Of general interest, when retarding the ignition to prevent detonation, your exhaust temps climb thusly increasing boost, which increases inlet pressure until the wastegate pops. Its a wild circle.
You may have luck playing with air to fuel ratios when at hard boost. I have leaned the fuel mixture from L=1 to L=1.4 at 20 psig boost, reducing exhaust temps to 900 Deg F.
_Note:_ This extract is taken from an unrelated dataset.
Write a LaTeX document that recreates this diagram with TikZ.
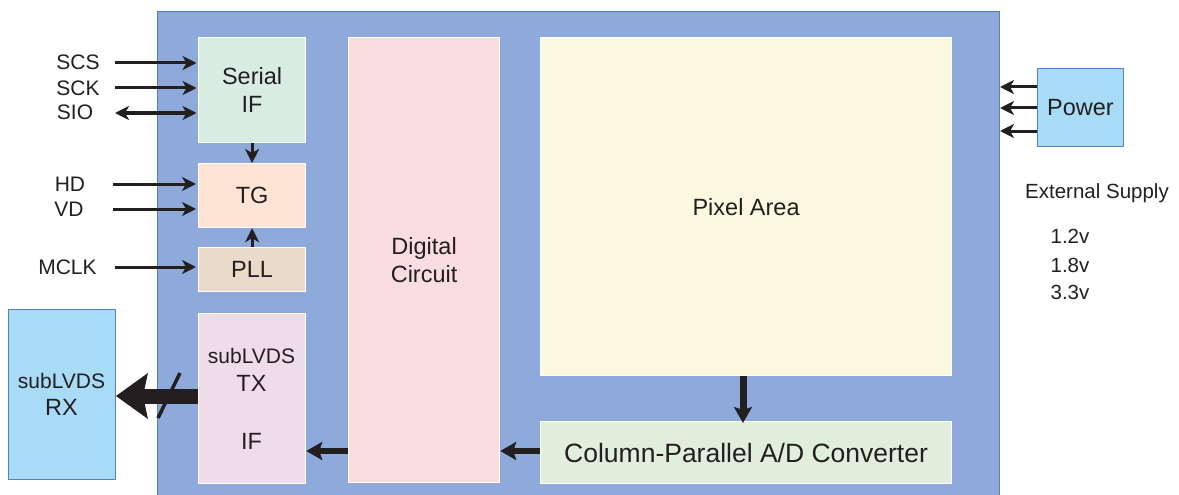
\documentclass[tikz,border=0pt]{standalone}
\usepackage{fontspec}
\setmainfont{Liberation Sans}
\usetikzlibrary{arrows.meta}
\definecolor{chipc}{HTML}{8EAADB}
\definecolor{chipb}{HTML}{5A7EC6}
\definecolor{sifc}{HTML}{D9ECE4}
\definecolor{tgc}{HTML}{FDE4D4}
\definecolor{pllc}{HTML}{EADACA}
\definecolor{txc}{HTML}{EFDCE9}
\definecolor{digc}{HTML}{FADDE0}
\definecolor{pixc}{HTML}{FAF9E0}
\definecolor{adcc}{HTML}{E0EEDB}
\definecolor{powc}{HTML}{A8DBF6}
\definecolor{powb}{HTML}{5A7EC6}
\definecolor{ink}{HTML}{231F20}
\begin{document}
\begin{tikzpicture}[x=1pt,y=-1pt,
  every node/.style={text=ink},
  inbox/.style={draw=white, line width=1.2pt, anchor=north west, inner sep=0pt, align=center,
    font=\fontsize{23.5}{28}\selectfont},
  extbox/.style={draw=powb, line width=1pt, fill=powc, anchor=north west, inner sep=0pt, align=center,
    font=\fontsize{23.5}{28}\selectfont},
  lbl/.style={font=\fontsize{21}{25}\selectfont, inner sep=0pt},
  sig/.style={draw=ink, line width=3pt, -{Stealth[length=14pt,width=14pt,inset=4pt]}},
  sigboth/.style={draw=ink, line width=3pt, {Stealth[length=14pt,width=14pt,inset=4pt]}-{Stealth[length=14pt,width=14pt,inset=4pt]}},
  mid/.style={draw=ink, line width=6pt, -{Stealth[length=16pt,width=18pt,inset=3pt]}},
  bus/.style={draw=ink, line width=15pt, -{Stealth[length=32pt,width=46pt,inset=5pt,line width=0pt]}}
]
\useasboundingbox (0,0) rectangle (1179,495);
\fill[white] (0,0) rectangle (1179,495);

% chip
\node[draw=chipb, line width=1pt, fill=chipc, anchor=north west, inner sep=0pt,
  minimum width=842pt, minimum height=500pt] (chip) at (157,11) {};

% inner blocks
\node[inbox, fill=sifc, minimum width=107pt, minimum height=105pt] (sif) at (198,37) {Serial\\IF};
\node[inbox, fill=tgc, minimum width=107pt, minimum height=64pt] (tg) at (198,163) {TG};
\node[inbox, fill=pllc, minimum width=107pt, minimum height=44pt] (pll) at (198,247) {PLL};
\node[inbox, fill=txc, minimum width=107pt, minimum height=170pt] (tx) at (198,313) {};
\node[lbl] (txa) at (251.5,356) {subLVDS};
\node[inbox, draw=none, anchor=center] (txb) at (251.5,383) {TX};
\node[inbox, draw=none, anchor=center] (txc) at (251.5,441) {IF};
\node[inbox, fill=digc, minimum width=151pt, minimum height=445pt] (dig) at (348,37) {Digital\\Circuit};
\node[inbox, fill=pixc, minimum width=411pt, minimum height=338pt] (pix) at (540,37) {Pixel Area};
\node[inbox, fill=adcc, minimum width=411pt, minimum height=62pt, font=\fontsize{26.5}{30}\selectfont] (adc) at (540,421) {Column-Parallel A/D Converter};

% external blocks
\node[extbox, minimum width=86pt, minimum height=78pt] (pow) at (1037,68) {Power};
\node[extbox, minimum width=107pt, minimum height=170pt] (rx) at (8,309) {};
\node[lbl] (rxa) at (61.5,381) {subLVDS};
\node[inbox, draw=none, anchor=center] (rxb) at (61.5,407) {RX};

% left labels
\node[lbl] (scs) at (78,62) {SCS};
\node[lbl] (sck) at (78,88) {SCK};
\node[lbl] (sio) at (75,112) {SIO};
\node[lbl] (hd) at (70,184) {HD};
\node[lbl] (vd) at (69,209) {VD};
\node[lbl] (mclk) at (67.5,267) {MCLK};

% right labels
\node[lbl, font=\fontsize{20.5}{24}\selectfont] (ext) at (1097,193) {External Supply};
\node[lbl, font=\fontsize{20.5}{24}\selectfont] (v1) at (1070,236) {1.2v};
\node[lbl, font=\fontsize{20.5}{24}\selectfont] (v2) at (1070,265) {1.8v};
\node[lbl, font=\fontsize{20.5}{24}\selectfont] (v3) at (1070,292) {3.3v};

% input connectors
\coordinate (cscs) at (115,63);
\coordinate (csck) at (115,88);
\coordinate (csio) at (115,113);
\coordinate (chd) at (113,184);
\coordinate (cvd) at (113,209);
\coordinate (cmclk) at (115,267);
\draw[sig, shorten >=1.5pt] (cscs) -- (sif.west |- cscs);
\draw[sig, shorten >=1.5pt] (csck) -- (sif.west |- csck);
\draw[sigboth, shorten >=1.5pt] (csio) -- (sif.west |- csio);
\draw[sig, shorten >=2pt] (chd) -- (tg.west |- chd);
\draw[sig, shorten >=2pt] (cvd) -- (tg.west |- cvd);
\draw[sig, shorten >=2pt] (cmclk) -- (pll.west |- cmclk);

% internal connectors
\draw[sig] (sif.south) -- (tg.north);
\draw[sig] (pll.north) -- (tg.south);
\draw[mid] (dig.west |- 0,451) -- (tx.east |- 0,451);
\draw[mid] (adc.west |- 0,451) -- (dig.east |- 0,451);
\draw[mid, line width=7pt] (pix.south -| 743,0) -- ([yshift=-2pt]adc.north -| 743,0);

% power connectors
\draw[sig] (pow.west |- 0,87) -- (chip.east |- 0,87);
\draw[sig] (pow.west |- 0,108) -- (chip.east |- 0,108);
\draw[sig] (pow.west |- 0,131) -- (chip.east |- 0,131);

% bus to RX
\draw[bus] (tx.west |- 0,396) -- (rx.east |- 0,396);
\draw[ink, line width=3.5pt] (180,373) -- (158,418);
\end{tikzpicture}
\end{document}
By the way, VERY VERY NICE engine! Liquid injection has not caught on here in the states, primarily due to the injection pressures. 125 psig is about 1/4 the amount seen in a typical liquid injector (propane saturation pressure + engine absorbed heat + added heat from road and radiation) I have seem pressures in excess of 400 psig! Add in one Texas day of 90 Degrees, plus road absorbed heat, and your tank temperature can reach 125 degrees F. That equates to 250 psig tank pressure. Liquid injection works by circulating propane through the injectors to flush the partially vaporized propane and returns it back to the tank. Usually, dual fuel pumps are used, one for maintaining a circulating pressure, the other for purging. We then add about 50 psig above the saturation pressure to keep the propane in liquid phase (you may have seen that name in marketing material).
Its not as simple as you may think. Supplying fuel for 500 bhp is no problem, but keeping it in liquid state is. One glug of vapor at an injector and its 270 times leaner than it was. Toss in that the fuel mapping program must operate at 270 times more precise/shorter pulse width profiles, and may injectors cannot operate that fast with an injector pressure that high.